Qualified electing fund
Under this option, the shareholder includes in his/her or its income each year. The share of the fund’s ordinary income and the share of the fund’s capital gain for the year. This share is computed as if the fund had distributed the full amount of each to its shareholders. The shareholder then gets an increase in basis in the shares. Hence, things are counted only once. This mimics the treatment for US mutual funds.
The shareholder makes an election of quest status on Form 8621. The fund must consent to the election and agree to provide information each year to the shareholder. One shareholder’s election does not affect anyone else. You make the question just once. It continues each year.
Mark to Market
Alternatively, a shareholder may elect once to mark the shares of the PFIC to market each year under this election. The shareholder recognizes gain each year to the extent the fair market value of those shares exceeds the basis. The shareholder then gets an increase in basis in the shares. If the value declines in a year, the shareholder recognizes loss. Basis reduces in value but limits the loss to previous the gains. Any gain or loss is like an ordinary income, not capital gains.
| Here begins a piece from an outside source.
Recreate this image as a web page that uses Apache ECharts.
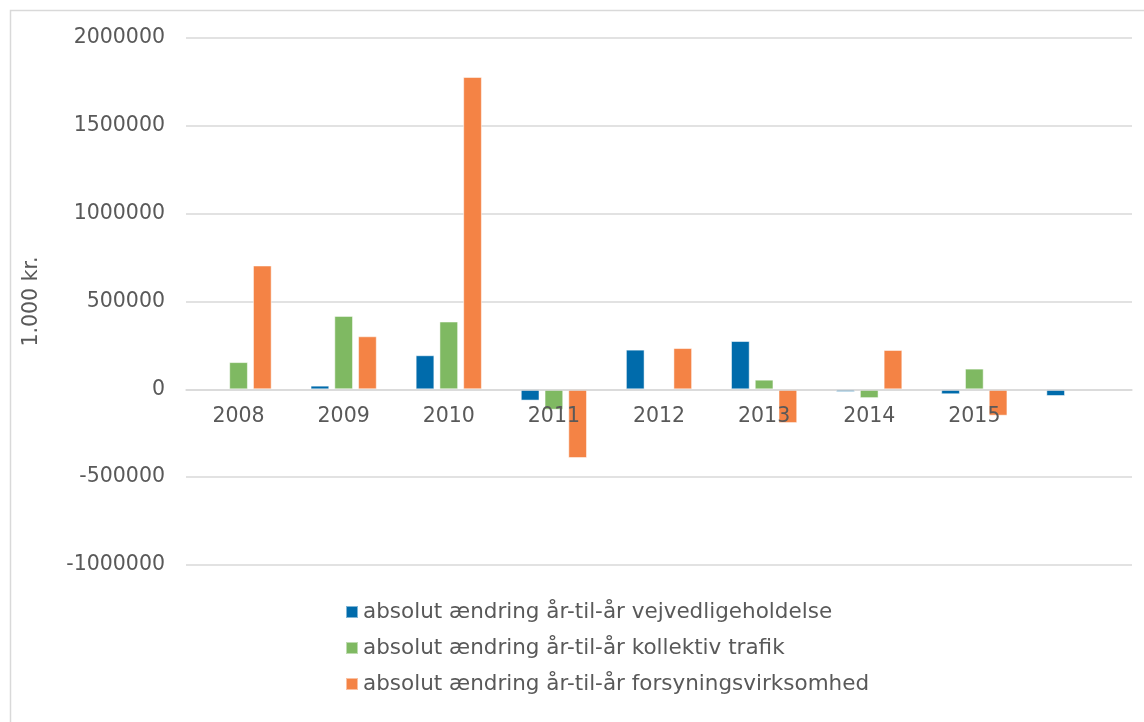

Any distributions are recognized as dividends. The marked market is only available for publicly traded shares. The election is also made on Form 8621. It continues each year.
Excess distribution or Tax plus interest regime:
If the shareholder doesn’t elect either QEF or mark-to-market, then a tax plus interest regime applies. Under this regime, tax on any larger than average distributions and on any gain is imposed. As if the distributions are gain happened over the full period of ownership. This tax is at the top tax rate. Interest is charged as if the tax were a prior year assessment. This can be harsh as it applies to any gain on any disposition of the shares. As well as the portion of any distribution in excess of 125% of the average of the prior three years distributions. This amount is apportioned among all the days the shareholder held the PFIC shares.
The computations under this regime can be complex. Results can be very unpleasant. Shareholders of the corporation may get foreign tax credits with respect to taxes withheld on distributions. Or with respect to the underlying tax of the corporation
US Income tax filing requirements for PFIC shareholders and form 8621
Any US citizen or resident who directly or indirectly holds more than $25,000 worth of PFIC shares at year-end is required to file form 8621 on an annual basis. In addition, form 8621 is required any year a disposition is made and perhaps more importantly, filing form 8621 is required in order to make an election and avoid the dreaded excess distribution taxation regime.
One needs to file this form irrespective of the distribution made during the tax year, provided that your holdings exceed $25,000. Previously, filing requirements of form 8621 were mandatory, if
- PFIC made the distributions,
- The shareholder elected an alternative PFIC scheme by shareholders, or
- one sold the PFIC.
However, since 2013, it was obligatory to file form 8621 even if none of the above events happened. Even the persons who are not required to file annual income tax returns are still obligated to file from 8621 with IRS.
You must provide basic information about the PFIC in all cases where nothing, but the quest inclusion is happening. The form is pretty simple. You just need to disclose basic info of PFIC and your shares of ordinary income and capital gain.
As shown in this short PFIC and form 8621 summary, the USA has been taking actions to avoid passive foreign investments. These regulations provide important guidelines for tax assessment and filing obligations for US PFIC shareholders. There are a few exceptions that might allow some relief to the individuals who unintentionally held PFIC investments. However, the investors should be cautious about all the investments. One should do due diligence procedures to conclude whether the said investment comes under PFIC criteria or not.